If we talk about economic migration, it is not possible for them to enter as refugees

No. And that’s the problem. They are not refugees for us. The reasons for which they enter do not fit within the definition of refugees established in international legal regulations or in Mexican law itself. And on the other hand, they should not be returned to Haiti due to the situation in the country. So there should be some immigration alternative for these people that allows them to stay in the country but without being in refugee status. Not having that option, they consider that the only recourse is to present the refugee request. That is why the Mexican Commission for Refugee Aid is now under very strong pressure.

Can you respond to so many requests?

We are facing a situation that has overwhelmed us. It is a very complicated scenario that exceeds our operational capacity. This leads to crowding of people, long waits, for their requests for refuge to be finally rejected. Because, after all, they are not refugees nor do they want to be, what they want is to go to the United States and they want that document to move in that direction.

And Mexico is a country that has a long tradition in responding to the different waves of migration …

Yes, the first wave was during the Spanish Civil War, when Mexico accepted the Spanish refugees. That marked a starting point in our country’s asylum tradition. Then in the 70s came dictatorships in the Southern Cone. The third wave was in the 1980s, we had Guatemalan refugees due to the policy of the Shattered Land. And now, starting in 2013, is when we see an increase in migration from Central America that are victims of generalized violence, poverty and the violation of human rights.

Are there Haitians who, once they have been refused entry to the United States, seek to stay in Mexico?

There is a variety of migrants. Migration flows are complex. Some are deported by the United States, others manage to enter illegally and there is another sector that, seeing that the situation is complicated, choose to return to Mexico. Among the latter, there are a variety of options: some are looking to buy time to try again and others who decide to stay in Mexico. That happened in Tijuana in 2016, when an important group of Haitian migrants arrived to go to the United States but ended up staying there because there is a possibility of employment. Haitians are much more affordable to be able to work in whatever.

How is the journey through Mexico to reach the United States?

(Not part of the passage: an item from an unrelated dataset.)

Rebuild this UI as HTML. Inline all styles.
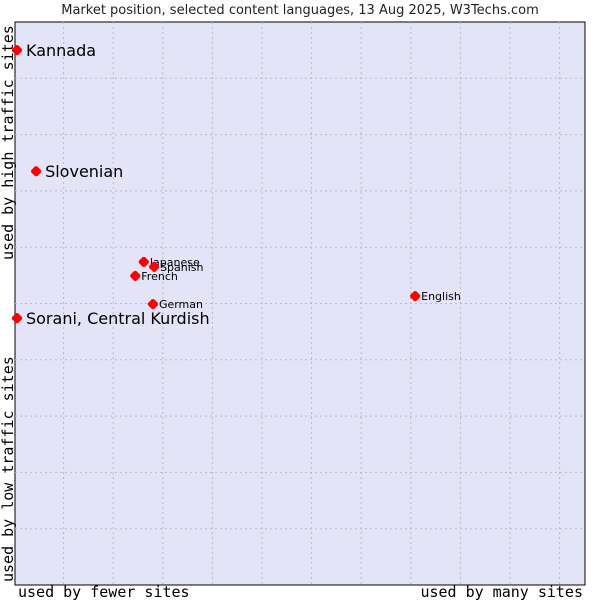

The main point of entry is through the city of Tapachula, in the state of Chiapas, in southern Mexico. There was contention on the part of the National Migration Institute to prevent them from leaving for the north, but it is evident that this containment did not work. The Haitians were still tenacious in wanting to continue the route north. And, in the end, they managed to circumvent the barrier to the United States.

Are migrant caravans still the most effective way to enter the United States?

Caravans emerge as a protection mechanism for migrants. Small groups were harassed by human traffickers. There are reports of raped women, really dramatic situations. Passing in small groups is putting you at high risk. The caravan is a way to give it much more weight and strength for those who travel the country to the United States. But that mechanism began to fail because they were stopped with much force and violence than the small groups. They are no longer a successful formula, their time has passed. That is why they have now returned to form small groups, less visible and with the risks of before, to make it through. It was an experiment with the caravans but, with the passage of time, it has been shown that they are not very successful.

Are we in a moment of setback in the rights of migrants?

I do not know if we can speak of retrogression but the number of refugees and internally displaced persons has been growing, year after year, in a remarkable way. That is why durable solutions are very difficult to achieve. I am referring to repatriation, resettlement fees are lower, local integration is also difficult. The challenges are ever greater because the number of migrants is increasing and that makes it difficult to arrive at lasting responses. That is why it gives the impression of going backwards, but I don’t know if it is a setback or if the challenges facing governments are increasing.